A good starting point for anyone interested in exploring this topic further is the "Origin and development" section of the Wikipedia article on Unicode, but I'll hit the key points below.

Monolingual computing

At their core, computers only understand single bits. Everything above that is based on conventions that ascribe higher level meanings to particular sequences of bits. One particular important set of conventions for communicating between humans and computers are "text encodings": conventions that map particular sequences of bits to text in the actual languages humans read and write.
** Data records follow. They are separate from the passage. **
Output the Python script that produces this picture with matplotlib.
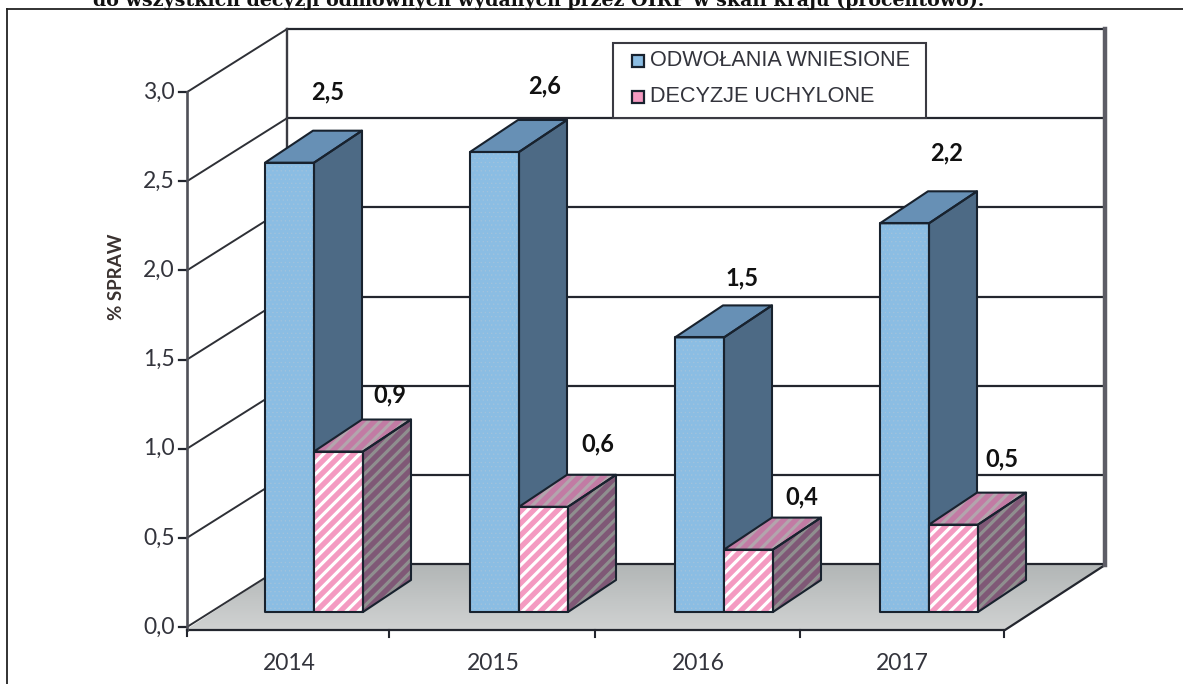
import numpy as np
import matplotlib
matplotlib.use("Agg")
import matplotlib.pyplot as plt
from matplotlib.patches import Polygon, Rectangle

years = ["2014", "2015", "2016", "2017"]
# bar heights as measured on the picture, the printed labels are rounded
wniesione = [2.52, 2.58, 1.54, 2.18]
uchylone = [0.90, 0.59, 0.35, 0.49]
wniesione_txt = ["2,5", "2,6", "1,5", "2,2"]
uchylone_txt = ["0,9", "0,6", "0,4", "0,5"]
y_ticks = [0.0, 0.5, 1.0, 1.5, 2.0, 2.5, 3.0]
y_tick_labels = ["0,0", "0,5", "1,0", "1,5", "2,0", "2,5", "3,0"]

W, H = 1183, 684
GROUP_PX = 205.0    # pixels per category
VALUE_PX = 178.3    # pixels per value unit
X0_PX = 314.0       # centre of the first group
Y0_PX = 627.0       # value 0 on the front of the left wall

plt.rcParams["hatch.linewidth"] = 0.4
plt.rcParams["font.family"] = ["Lato", "DejaVu Sans"]

fig = plt.figure(figsize=(W / 100, H / 100), dpi=100)
ax = fig.add_axes([0, 0, 1, 1])


def X(px):
    return (px - X0_PX) / GROUP_PX


def Y(py):
    return (Y0_PX - py) / VALUE_PX


def pline(xs, ys, color="#23262e", lw=1.5, z=2):
    ax.plot([X(p) for p in xs], [Y(p) for p in ys], color=color, lw=lw, zorder=z,
            solid_capstyle="projecting")


# page frame and the clipped caption above it
pline([7, 7], [9, 684], color="#222222", lw=1.3)
pline([7, 1183], [9, 9], color="#222222", lw=1.3)
ax.text(X(539), Y(6), "do wszystkich decyzji odmownych wydanych przez OIRP w skali kraju (procentowo).",
        family="DejaVu Serif", weight="bold", fontsize=13.7, ha="center", va="baseline", color="#111111")

# floor
fl = [(187, 629), (1005, 630), (1105, 565), (287, 564)]
grad = np.linspace(0, 1, 64).reshape(-1, 1)
im = ax.imshow(grad, cmap=matplotlib.colors.LinearSegmentedColormap.from_list("f", ["#b2b6b6", "#d0d2d2"]),
               extent=[X(187), X(1105), Y(630), Y(564)], aspect="auto", zorder=1)
floor = Polygon([(X(a), Y(b)) for a, b in fl], closed=True, fc="none", ec="none", zorder=1)
ax.add_patch(floor)
im.set_clip_path(floor)
pline([187, 1005, 1105], [630, 630, 565], lw=1.6, z=2)

# walls, gridlines, ticks
for t, lab in zip(y_ticks, y_tick_labels):
    yf = Y0_PX - t * VALUE_PX
    pline([187, 287], [yf, yf - 63], lw=1.4, color="#2e3036")
    pline([287, 1105], [yf - 63, yf - 63], lw=1.6)
    pline([179, 187], [yf, yf], lw=1.6)
    ax.text(X(175), t, lab, ha="right", va="center", fontsize=16.5, color="#33343c", zorder=5)
pline([187, 187], [92, 630], lw=1.9, color="#4f5057")
pline([287, 287], [29, 564], lw=1.7, color="#3a3b42")
pline([1105, 1105], [29, 565], color="#5d5d66", lw=3.2)
for px in [389, 595, 800, 1004]:
    pline([px, px], [630, 637], lw=1.5)
pline([187, 187], [630, 636], lw=1.5)

ax.text(X(116), Y(277), "% SPRAW", rotation=90, ha="center", va="center", fontsize=13.5,
        weight="bold", color="#3a3230", zorder=5)

# bars
BW = 49 / GROUP_PX
DX = 48 / GROUP_PX
DY = 32 / VALUE_PX
BASE = 15 / VALUE_PX
EDGE = "#18222e"
STRIPE_PX = 12.0


def stripes(patch, pts, color, lw, z):
    # diagonal stripes clipped to one face of a bar
    xs = [p[0] * GROUP_PX for p in pts]
    ys = [p[1] * VALUE_PX for p in pts]
    lo = min(x - y for x, y in zip(xs, ys)) - STRIPE_PX
    hi = max(x - y for x, y in zip(xs, ys)) + STRIPE_PX
    for c in np.arange(lo, hi, STRIPE_PX):
        y0, y1 = min(ys), max(ys)
        ln, = ax.plot([(y0 + c) / GROUP_PX, (y1 + c) / GROUP_PX], [y0 / VALUE_PX, y1 / VALUE_PX],
                      color=color, lw=lw, zorder=z, solid_capstyle="butt")
        ln.set_clip_path(patch)


def box(x0, v, colors, stripe_cols, z):
    x1 = x0 + BW
    b = BASE
    top = v + BASE
    faces = [
        [(x0, b), (x1, b), (x1, top), (x0, top)],
        [(x1, b), (x1 + DX, b + DY), (x1 + DX, top + DY), (x1, top)],
        [(x0, top), (x1, top), (x1 + DX, top + DY), (x0 + DX, top + DY)],
    ]
    for k, (pts, fc, sc) in enumerate(zip(faces, colors, stripe_cols)):
        # faint dots on the plain blue front face only
        dotted = k == 0 and sc is None
        p = Polygon(pts, closed=True, fc=fc, ec="#a3c3dc" if dotted else fc, lw=0,
                    hatch="...." if dotted else None, zorder=z)
        ax.add_patch(p)
        if sc:
            stripes(p, pts, sc, 2.3, z + 0.01)
        ax.add_patch(Polygon(pts, closed=True, fc="none", ec=EDGE, lw=1.5, zorder=z + 0.02, joinstyle="round"))


blue = ["#8bbde3", "#4d6a85", "#6790b5"]
pink = ["#f49ac1", "#7f5876", "#c27ba4"]
pink_stripes = ["#ffffff", "#8f8f8f", "#b3a5ad"]

for i in range(len(years)):
    box(i - BW, wniesione[i], blue, [None, None, None], 3 + i * 0.1)
    box(i, uchylone[i], pink, pink_stripes, 3.5 + i * 0.1)

# value labels, pixel offsets from the group centre and the front top edge
w_off = [(14, 71), (26, 66), (18, 59), (18, 70)]
u_off = [(76, 57), (79, 63), (78, 53), (73, 66)]
for i in range(len(years)):
    dx, dy = w_off[i]
    ax.text(i + dx / GROUP_PX, wniesione[i] + BASE + dy / VALUE_PX, wniesione_txt[i],
            ha="center", va="center", weight="bold", fontsize=17, color="#111111", zorder=6)
    dx, dy = u_off[i]
    ax.text(i + dx / GROUP_PX, uchylone[i] + BASE + dy / VALUE_PX, uchylone_txt[i],
            ha="center", va="center", weight="bold", fontsize=17, color="#111111", zorder=6)

# category labels
for px, lab in zip([289, 493, 698, 902], years):
    ax.text(X(px), Y(663), lab, ha="center", va="center", fontsize=16.5, color="#33343c", zorder=5)

# legend box
ax.add_patch(Rectangle((X(613), Y(118)), X(926) - X(613), Y(43) - Y(118), fc="white", ec="#3a3a42", lw=1.5, zorder=2.5))
ax.add_patch(Rectangle((X(632), Y(67)), 12 / GROUP_PX, 12 / VALUE_PX, fc="#8bbde3", ec=EDGE, lw=1.6, zorder=3))
ax.add_patch(Rectangle((X(632), Y(103)), 12 / GROUP_PX, 12 / VALUE_PX, fc="#f49ac1", ec=EDGE, lw=1.6, zorder=3))
ax.text(X(650), Y(61), "ODWOŁANIA WNIESIONE", family="Liberation Sans", fontsize=15.6, va="center", color="#33343c", zorder=3)
ax.text(X(650), Y(97), "DECYZJE UCHYLONE", family="Liberation Sans", fontsize=15.6, va="center", color="#33343c", zorder=3)

ax.set_xlim(-X0_PX / GROUP_PX, (W - X0_PX) / GROUP_PX)
ax.set_ylim((Y0_PX - H) / VALUE_PX, Y0_PX / VALUE_PX)
ax.axis("off")

fig.savefig("out.png", dpi=100, facecolor="white")
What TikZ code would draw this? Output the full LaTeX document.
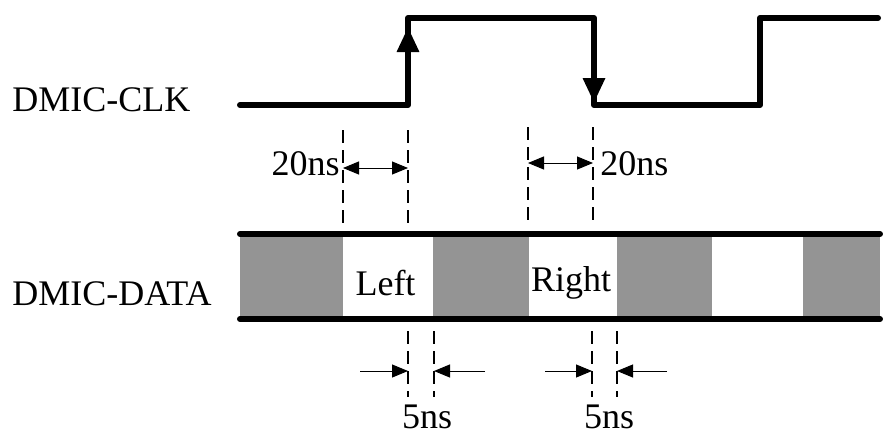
\documentclass[tikz,border=0pt]{standalone}
\usepackage{fontspec}
\setmainfont{Liberation Serif}
\usepackage{tikz}
\usetikzlibrary{arrows.meta,positioning,calc}

\begin{document}
\begin{tikzpicture}[x=0.5pt, y=-0.5pt,
    every node/.style={inner sep=0pt, font=\fontsize{18}{20}\selectfont},
    wave/.style={line width=3pt, line join=round, line cap=round},
    edgetip/.style={line width=3pt, -{Triangle[length=12.5pt, width=10.5pt]}},
    guide/.style={line width=1.4pt, dash pattern=on 6.5pt off 3.5pt},
    dim/.style={line width=0.5pt},
    dimboth/.style={dim, {Triangle[length=8pt, width=6.5pt]}-{Triangle[length=8pt, width=6.5pt]}},
    dimin/.style={dim, -{Triangle[length=8pt, width=6.5pt]}},
    slot/.style={fill=black!42, draw=none}]
    \useasboundingbox (0,0) rectangle (883,434);

    % Signal names
    \node[anchor=base west] (clkname) at (12,111) {DMIC-CLK};
    \node[anchor=base west] (dataname) at (12,305) {DMIC-DATA};

    % Clock waveform
    \coordinate (c0) at (240,105);
    \coordinate (r1lo) at (408,105);
    \coordinate (r1hi) at (408,18);
    \coordinate (f1hi) at (594,18);
    \coordinate (f1lo) at (594,105);
    \coordinate (r2lo) at (760,105);
    \coordinate (r2hi) at (760,18);
    \coordinate (c1) at (878,18);
    \draw[wave] (c0) -- (r1lo) -- (r1hi) -- (f1hi) -- (f1lo) -- (r2lo) -- (r2hi) -- (c1);
    \draw[edgetip] (r1lo) -- (408,27);
    \draw[edgetip] (f1hi) -- (594,103);

    % Data slots
    \fill[slot] (240,234) rectangle (343,319);
    \fill[slot] (433,234) rectangle (529,319);
    \fill[slot] (617,234) rectangle (712,319);
    \fill[slot] (803,234) rectangle (880,319);
    \coordinate (d0top) at (240,234);
    \coordinate (d1top) at (880,234);
    \coordinate (d0bot) at (240,319);
    \coordinate (d1bot) at (880,319);
    \draw[wave] (d0top) -- (d1top);
    \draw[wave] (d0bot) -- (d1bot);
    \node (left) at (385.5,283) {Left};
    \node (right) at (571,283) {Right};

    % Setup guides (20ns)
    \coordinate (s1a) at (343,130); \coordinate (s1b) at (343,226);
    \coordinate (s2a) at (408,130); \coordinate (s2b) at (408,226);
    \coordinate (s3a) at (528,127); \coordinate (s3b) at (528,220);
    \coordinate (s4a) at (593,127); \coordinate (s4b) at (593,220);
    \draw[guide] (s1a) -- (s1b);
    \draw[guide] (s2a) -- (s2b);
    \draw[guide] (s3a) -- (s3b);
    \draw[guide] (s4a) -- (s4b);
    \draw[dimboth] (343,168) -- (408,168);
    \draw[dimboth] (528,163) -- (593,163);
    \node[anchor=base east] (setupl) at (340,175) {20ns};
    \node[anchor=base west] (setupr) at (600,175) {20ns};

    % Hold guides (5ns)
    \coordinate (h1a) at (408,331); \coordinate (h1b) at (408,397);
    \coordinate (h2a) at (434,331); \coordinate (h2b) at (434,397);
    \coordinate (h3a) at (592,331); \coordinate (h3b) at (592,397);
    \coordinate (h4a) at (617,331); \coordinate (h4b) at (617,397);
    \draw[guide] (h1a) -- (h1b);
    \draw[guide] (h2a) -- (h2b);
    \draw[guide] (h3a) -- (h3b);
    \draw[guide] (h4a) -- (h4b);
    \draw[dimin] (360,371) -- (408,371);
    \draw[dimin] (485,371) -- (434,371);
    \draw[dimin] (545,371) -- (592,371);
    \draw[dimin] (667,371) -- (617,371);
    \node[anchor=base] (holdl) at (427,428) {5ns};
    \node[anchor=base] (holdr) at (609,428) {5ns};
\end{tikzpicture}
\end{document}
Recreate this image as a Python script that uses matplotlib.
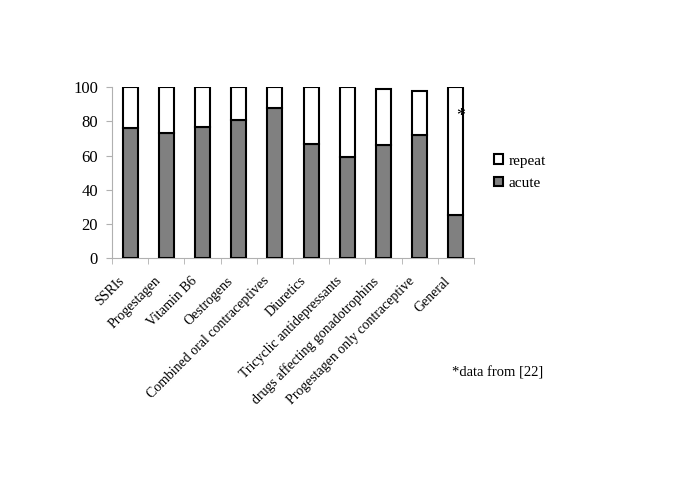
import matplotlib
matplotlib.use("Agg")
import matplotlib.pyplot as plt
import matplotlib.transforms as mtransforms
import numpy as np

categories = ["SSRIs", "Progestagen", "Vitamin B6", "Oestrogens",
              "Combined oral contraceptives", "Diuretics",
              "Tricyclic antidepressants", "drugs affecting gonadotrophins",
              "Progestagen only contraceptive", "General"]
acute = [76, 73, 77, 81, 88, 67, 59, 66, 72, 25]
repeat = [24, 27, 23, 19, 12, 33, 41, 33, 26, 75]
yticks = [0, 20, 40, 60, 80, 100]

plt.rcParams['font.family'] = ['Liberation Serif', 'DejaVu Serif']

fig = plt.figure(figsize=(6.85, 4.83), dpi=100)
ax = fig.add_axes([0.1635, 0.4665, 0.5285, 0.3525])

x = np.arange(len(categories))
w = 0.41
ax.bar(x, acute, w, color='#808080', edgecolor='black', linewidth=1.5, label='acute', zorder=3)
ax.bar(x, repeat, w, bottom=acute, color='white', edgecolor='black', linewidth=1.5, label='repeat', zorder=3)

ax.set_xlim(-0.5, len(categories) - 0.5)
ax.set_ylim(0, 100)
ax.set_yticks(yticks)
ax.set_yticklabels([str(v) for v in yticks], fontsize=12)
ax.set_xticks(x)
ax.set_xticklabels(categories, rotation=45, ha='right', rotation_mode='anchor', fontsize=10)
ax.tick_params(axis='x', length=0, pad=12)
offset = mtransforms.ScaledTranslation(-12 / 100, 0, fig.dpi_scale_trans)
for lbl in ax.get_xticklabels():
    lbl.set_transform(lbl.get_transform() + offset)
ax.set_xticks(np.arange(-0.5, len(categories), 1.0), minor=True)
ax.tick_params(axis='x', which='minor', length=4, color='#b0b0b0', direction='out')
ax.tick_params(axis='y', length=4, color='#b0b0b0', direction='out', pad=6)

for s in ['top', 'right']:
    ax.spines[s].set_visible(False)
for s in ['left', 'bottom']:
    ax.spines[s].set_color('#b0b0b0')
    ax.spines[s].set_linewidth(0.8)

ax.text(x[-1] + 0.12, 83, '*', fontsize=13, ha='center', va='center', zorder=4)

handles, labels = ax.get_legend_handles_labels()
leg = fig.legend(handles[::-1], labels[::-1], loc='upper left', bbox_to_anchor=(0.712, 0.693),
                 frameon=False, fontsize=11, handlelength=0.6, handleheight=0.6,
                 handletextpad=0.35, labelspacing=0.6, borderaxespad=0)

fig.text(0.66, 0.228, '*data from [22]', fontsize=10.5, ha='left', va='center')

fig.savefig('out.png', dpi=100)
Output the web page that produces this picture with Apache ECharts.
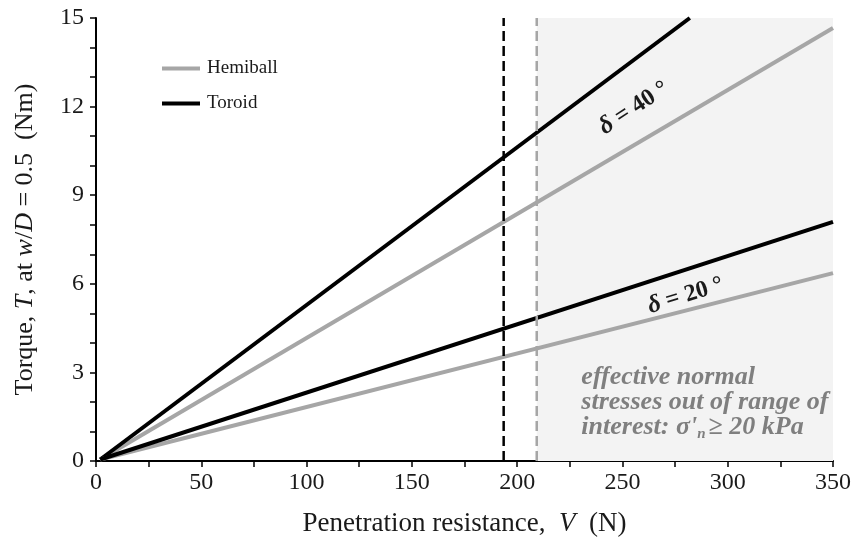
<!DOCTYPE html>
<html>
<head>
<meta charset="utf-8">
<script src="https://cdn.jsdelivr.net/npm/echarts@6/dist/echarts.min.js"></script>
<style>
  html, body { margin: 0; padding: 0; background: #fff; }
  #chart { width: 852px; height: 549px; }
</style>
</head>
<body>
<div id="chart"></div>
<script>
// Torque vs. penetration resistance for two penetrometer shapes
const xTicks = [0, 50, 100, 150, 200, 250, 300, 350];
const yTicks = [0, 3, 6, 9, 12, 15];

// [V (N), T (Nm)] end points of each straight line
const hemiball40 = [[2, 0.05], [350, 14.66]];
const toroid40   = [[2, 0.05], [282, 15.0]];
const hemiball20 = [[2, 0.05], [350, 6.36]];
const toroid20   = [[2, 0.05], [350, 8.10]];

// vertical limits (N)
const toroidLimit = 193.6;
const hemiballLimit = 209.3;

// annotation anchors [V, T]
const label40 = [255.5, 11.95];
const label20 = [280, 5.6];
const noteAnchor = [230.5, 3.25];

const serif = '"Liberation Serif", "Times New Roman", serif';
const grey = '#a6a6a6';
const ink = '#1a1a1a';

const chart = echarts.init(document.getElementById('chart'));

const option = {
  animation: false,
  textStyle: { fontFamily: serif },
  grid: { left: 96, right: 19, top: 18, bottom: 88, containLabel: false, outerBoundsMode: 'none' },
  legend: {
    data: [
      { name: 'Hemiball', icon: 'rect' },
      { name: 'Toroid', icon: 'rect' }
    ],
    orient: 'vertical',
    left: 157,
    top: 54,
    itemWidth: 38,
    itemHeight: 4,
    itemGap: 16,
    textStyle: { fontFamily: serif, fontSize: 19, color: ink, padding: [0, 0, 0, 2] }
  },
  xAxis: {
    type: 'value',
    min: xTicks[0],
    max: xTicks[xTicks.length - 1],
    interval: 50,
    name: 'Penetration resistance,  {i|V}  (N)',
    nameLocation: 'middle',
    nameGap: 49,
    nameTextStyle: {
      fontFamily: serif, fontSize: 27, color: ink,
      rich: { i: { fontFamily: serif, fontSize: 27, fontStyle: 'italic', color: ink } }
    },
    axisLine: { lineStyle: { color: '#000', width: 2 } },
    axisTick: { show: true, length: 6, lineStyle: { color: '#000', width: 1.5 } },
    minorTick: { show: true, splitNumber: 2, length: 6, lineStyle: { color: '#000', width: 1.5 } },
    splitLine: { show: false },
    axisLabel: { fontFamily: serif, fontSize: 24, color: ink, margin: 10 }
  },
  yAxis: {
    type: 'value',
    min: yTicks[0],
    max: yTicks[yTicks.length - 1],
    interval: 3,
    name: 'Torque, {i|T}, at {i|w}/{i|D} = 0.5  (Nm)',
    nameLocation: 'middle',
    nameRotate: 90,
    nameGap: 58,
    nameTextStyle: {
      fontFamily: serif, fontSize: 26, color: ink,
      rich: { i: { fontFamily: serif, fontSize: 26, fontStyle: 'italic', color: ink } }
    },
    axisLine: { show: true, lineStyle: { color: '#000', width: 2 } },
    axisTick: { show: true, length: 6, lineStyle: { color: '#000', width: 1.5 } },
    minorTick: { show: true, splitNumber: 3, length: 6, lineStyle: { color: '#000', width: 1.5 } },
    splitLine: { show: false },
    axisLabel: { fontFamily: serif, fontSize: 24, color: ink, margin: 12 }
  },
  series: [
    {
      name: 'shade',
      type: 'line',
      data: [],
      silent: true,
      markArea: {
        silent: true,
        itemStyle: { color: '#f3f3f3' },
        data: [[{ xAxis: hemiballLimit, yAxis: 0 }, { xAxis: 350, yAxis: 15 }]]
      }
    },
    {
      name: 'Hemiball', type: 'line', data: hemiball40, symbol: 'none',
      lineStyle: { color: grey, width: 4 }, itemStyle: { color: grey }
    },
    {
      name: 'Toroid', type: 'line', data: toroid40, symbol: 'none',
      lineStyle: { color: '#000', width: 4 }, itemStyle: { color: '#000' }
    },
    {
      name: 'Hemiball', type: 'line', data: hemiball20, symbol: 'none',
      lineStyle: { color: grey, width: 4 }, itemStyle: { color: grey }
    },
    {
      name: 'Toroid', type: 'line', data: toroid20, symbol: 'none',
      lineStyle: { color: '#000', width: 4 }, itemStyle: { color: '#000' }
    },
    {
      name: 'toroidLimit', type: 'line', symbol: 'none',
      data: [[toroidLimit, 0], [toroidLimit, 15]],
      lineStyle: { color: '#000', width: 2.5, type: [10, 5] }
    },
    {
      name: 'hemiballLimit', type: 'line', symbol: 'none',
      data: [[hemiballLimit, 0], [hemiballLimit, 15]],
      lineStyle: { color: grey, width: 2.5, type: [10, 5] }
    }
  ]
};

chart.setOption(option);

// text annotations placed at data coordinates
const p40 = chart.convertToPixel({ gridIndex: 0 }, label40);
const p20 = chart.convertToPixel({ gridIndex: 0 }, label20);
const pNote = chart.convertToPixel({ gridIndex: 0 }, noteAnchor);

const deltaRich = {
  d: { fontFamily: serif, fontSize: 25, fontStyle: 'italic', fontWeight: 'bold', fill: ink },
  b: { fontFamily: serif, fontSize: 24, fontWeight: 'bold', fill: ink }
};
const noteSize = 26;
const noteSub = 15;
const noteLine = 25;
const noteStyle = { fontFamily: serif, fontSize: noteSize, fontWeight: 'bold', fontStyle: 'italic', fill: '#7f7f7f' };

// measure the pieces of the last note line so the subscript sits right
const ctx = document.createElement('canvas').getContext('2d');
ctx.font = 'italic bold ' + noteSize + 'px ' + serif;
const wSigma = ctx.measureText('interest: σ\'').width;
ctx.font = 'italic bold ' + noteSub + 'px ' + serif;
const wSub = ctx.measureText('n').width;

chart.setOption({
  graphic: [
    {
      type: 'text', z: 100,
      x: p40[0], y: p40[1], rotation: 33 * Math.PI / 180,
      style: { text: '{d|δ}{b| = 40 °}', align: 'center', verticalAlign: 'middle', rich: deltaRich }
    },
    {
      type: 'text', z: 100,
      x: p20[0], y: p20[1], rotation: 17 * Math.PI / 180,
      style: { text: '{d|δ}{b| = 20 °}', align: 'center', verticalAlign: 'middle', rich: deltaRich }
    },
    {
      type: 'text', z: 100, x: pNote[0], y: pNote[1] - 1,
      style: Object.assign({ text: 'effective normal', verticalAlign: 'top' }, noteStyle)
    },
    {
      type: 'text', z: 100, x: pNote[0], y: pNote[1] - 1 + noteLine,
      style: Object.assign({ text: 'stresses out of range of', verticalAlign: 'top' }, noteStyle)
    },
    {
      type: 'text', z: 100, x: pNote[0], y: pNote[1] - 1 + 2 * noteLine,
      style: Object.assign({ text: 'interest: σ\'', verticalAlign: 'top' }, noteStyle)
    },
    {
      type: 'text', z: 100, x: pNote[0] + wSigma, y: pNote[1] - 1 + 2 * noteLine + 13,
      style: Object.assign({}, noteStyle, { text: 'n', fontSize: noteSub, verticalAlign: 'top' })
    },
    {
      type: 'text', z: 100, x: pNote[0] + wSigma + wSub + 3, y: pNote[1] - 1 + 2 * noteLine,
      style: Object.assign({ text: '≥ 20 kPa', verticalAlign: 'top' }, noteStyle)
    }
  ]
});
</script>
</body>
</html>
One of the oldest encodings still in common use is ASCII (which stands for "American Standard Code for Information Interchange"), developed during the 1960's (it just had its 50th birthday in 2013). This encoding maps the letters of the English alphabet (in both upper and lower case), the decimal digits, various punctuation characters and some additional "control codes" to the 128 numbers that can be encoded as a 7-bit sequence.

Many computer systems today still only work correctly with English - when you encounter such a system, it's a fairly good bet that either the system itself, or something it depends on, is limited to working with ASCII text. (If you're really unlucky, you might even get to work with modal 5-bit encodings like ITA-2, as I have. The legacy of the telegraph lives on!)

Working with local languages

The first attempts at dealing with this limitation of ASCII simply assigned meanings to the full range of 8-bit sequences. Known collectively as "Extended ASCII", each of these systems allowed for an additional 128 characters, which was enough to handle many European and Cyrillic scripts. Even 256 characters was nowhere near sufficient to deal with Indic or East Asian languages, however, so this time also saw a proliferation of ASCII incompatible encodings like ShiftJIS, ISO-2022 and Big5. This is why Python ships with support for dozens of codecs from around the world.

This proliferation of encodings required a way to tell software which encoding should be used to read the data. For protocols that were originally designed for communication between computers, agreeing on a common text encoding is usually handled as part of the protocol. In cases where no encoding information is supplied (or to handle cases where there is a mismatch between the claimed encoding and the actual encoding), then applications may make use of "encoding detection" algorithms, like those provided by the chardet package for Python. These algorithms aren't perfect, but can give good answers when given a sufficient amount of data to work with.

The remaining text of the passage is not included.